A native of Franconia, Andreas Karlstadt was originally a professor of theology at the University of Wittenberg and also held a canonicate (or Arch-Deaconry) at the Wittenberg All Saints’ Monastery. Alongside Martin Luther, he was among the early figureheads of the evangelical movement. Just like Luther, in 1520 he received the Papal Bull of Excommunication. While Luther was “carried off” to the Wartburg, Karlstadt remained in Wittenberg and played a significant role in shaping events during this time: As early as 1521, he celebrated the first public Protestant mass and preached in German. In his 1522 tract “Löbliche Ordnung der Fürstlichen Stat Wittemberg” he presented his version of a Christian (Protestant) city: A Protestant mass should be introduced, images of the saints prohibited, immoral institutions such as the brothel closed, and clearly defined care introduced for the poor, widows, and orphans, including the prohibition of begging. This social welfare system was to be funded from a single municipal source through the establishment of a “common chest.” This change in church life and the radicalization of the Protestant movement advanced by Karlstadt came to an abrupt end when Luther returned to Wittenberg in March 1522. Luther advocated moderate reforms and asserted his claim as ‘first-called reformer’ while Karlstadt was prohibited from continuing to preach at the collegiate church in Wittenberg and was to limit himself exclusively to his academic activities. The rebuke was made even clearer by the university press censorship imposed on his writings. This was an unsatisfactory situation for Karlstadt because he not only lost his claim to leadership in the Wittenberg Protestant movement, but also perceived Luther’s moderate reforms as a restoration of Roman Catholic values.

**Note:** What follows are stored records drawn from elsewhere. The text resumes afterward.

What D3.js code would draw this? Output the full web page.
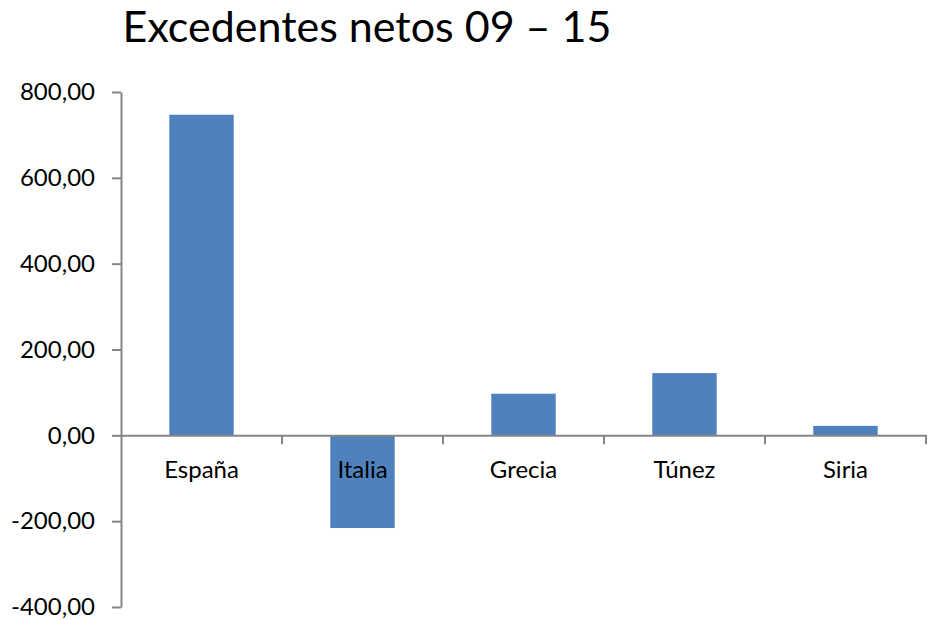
<!DOCTYPE html>
<html>
<head>
<meta charset="utf-8">
<script src="https://cdn.jsdelivr.net/npm/d3@7"></script>
<style>
  html, body { margin: 0; padding: 0; background: #fff; }
  svg { display: block; font-family: Lato, "Open Sans", sans-serif; }
</style>
</head>
<body>
<svg id="chart" width="934" height="620"></svg>
<script>
// Net surplus per country, 2009–2015
const categories = ["España", "Italia", "Grecia", "Túnez", "Siria"];
const values = [747, -216, 97, 145, 22];
const yTicks = [-400, -200, 0, 200, 400, 600, 800];
const chartTitle = "Excedentes netos 09 – 15";

const svg = d3.select("#chart");
const margin = { left: 121, right: 8, top: 92, bottom: 13 };
const W = 934, H = 620;

const x = d3.scaleBand()
  .domain(categories)
  .range([margin.left, W - margin.right])
  .paddingInner(0.6)
  .paddingOuter(0.3);

const y = d3.scaleLinear()
  .domain([-400, 800])
  .range([H - margin.bottom, margin.top]);

const fmt = v => d3.format(".2f")(v).replace(".", ",").replace("−", "-");
const axisColor = "#868686";

// title
svg.append("text")
  .attr("x", 367)
  .attr("y", 42)
  .attr("text-anchor", "middle")
  .attr("font-size", 43)
  .attr("fill", "#000")
  .text(chartTitle);

// bars
svg.append("g")
  .selectAll("rect")
  .data(categories.map((c, i) => ({ c, v: values[i] })))
  .join("rect")
  .attr("x", d => x(d.c))
  .attr("width", x.bandwidth())
  .attr("y", d => y(Math.max(0, d.v)))
  .attr("height", d => Math.abs(y(d.v) - y(0)))
  .attr("fill", "#4F81BD");

// y axis
const yAxis = svg.append("g")
  .attr("transform", `translate(${margin.left},0)`)
  .call(d3.axisLeft(y).tickValues(yTicks).tickFormat(fmt).tickSize(9).tickSizeOuter(0).tickPadding(17));
yAxis.select(".domain").attr("stroke", axisColor).attr("stroke-width", 2);
yAxis.selectAll(".tick line").attr("stroke", axisColor).attr("stroke-width", 2);
yAxis.selectAll(".tick text").attr("font-size", 24).attr("fill", "#000").attr("font-family", "Lato, sans-serif");

// category axis at zero
const xAxis = svg.append("g")
  .attr("transform", `translate(0,${y(0)})`)
  .call(d3.axisBottom(x).tickSize(0).tickSizeOuter(0).tickPadding(26));
xAxis.select(".domain").attr("stroke", axisColor).attr("stroke-width", 2);
xAxis.selectAll(".tick text").attr("font-size", 24).attr("fill", "#000").attr("font-family", "Lato, sans-serif");

// tick marks between categories, below the zero line
const plotWidth = W - margin.right - margin.left;
svg.append("g")
  .selectAll("line")
  .data(categories.map((c, i) => margin.left + (i + 1) * plotWidth / categories.length))
  .join("line")
  .attr("x1", d => d).attr("x2", d => d)
  .attr("y1", y(0)).attr("y2", y(0) + 9)
  .attr("stroke", axisColor)
  .attr("stroke-width", 2);
</script>
</body>
</html>
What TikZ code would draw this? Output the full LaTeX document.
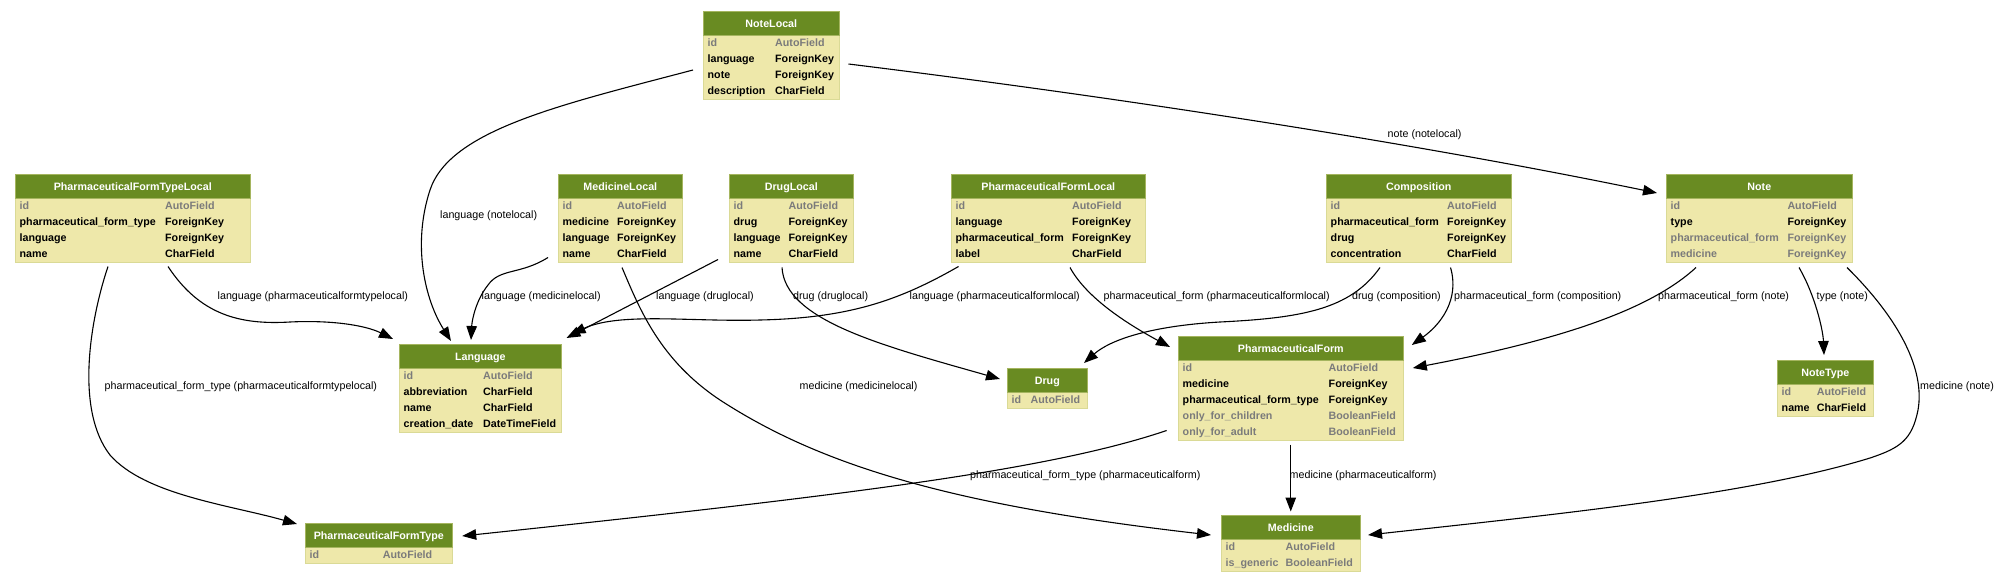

As a result, Karlstadt moved to Orlamünde in late 1523. The local rectorate was incorporated into the Arch-Deaconry in Wittenberg and was also served by a vicar. Karlstadt hoped to distance himself from the events in Wittenberg events and initially established a simple life as “farmer Andreas.” In Orlamünde he was also able to resume the parish reformation activities he had begun in Wittenberg unchallenged. The church service was thus fundamentally changed in the Protestant sense: Communion in both forms was introduced, the Latin mass and the veneration of the saints were abolished, and the sermon was delivered in German. Images of saints were banished from the church and the practice of infant baptisms discontinued. This was intended to enable the faithful to better follow the example of Christ. Lay piety and the congregation itself ranked very highly according to Karlstadt’s fundamental theological understanding. He granted the congregation great religious autonomy and room for active participation.
However, this understanding of the church meant that he deviated greatly from the prevailing liturgical practice in Wittenberg. This is precisely why Luther and the sovereign authorities became suspicious. Initial interventions against his published writings started in January 1524. In the months that followed, attempts were made to bring Karlstadt back to the university and the All Saints’ Monastery in Wittenberg so he could resume his teaching duties there and - not at all insignificantly - so that he would be easier to control. Karlstadt decidedly rejected this request, as the letter shows. In this letter, he requested written confirmation of whether the elector accepted his resignation and at the same time he hoped to receive the remaining monies from the Wittenberg benefices. The subsequent reaction of the electoral government can be understood only in connection with the events that took place in parallel. In July 1524, Thomas Müntzer gave his so-called Sermon to the Princes, in which he openly attacked the authorities. Karlstadt and his radical work in Orlamünde were now perceived as connected with Müntzer and he was perceived as an instigator who constituted a threat to the authorities and contributed to social destabilization. Luther was then commissioned by the electoral prince Johann Friedrich to visit the places where Karlstadt worked and to restore order. The irreconcilable difference between Luther and Karlstadt became increasingly obvious. Despite the vote of the residents of Orlamünde, who declared Karlstadt their rightful pastor, the dispute ended with Karlstadt’s expulsion from the Electorate of Saxony in the fall of 1524.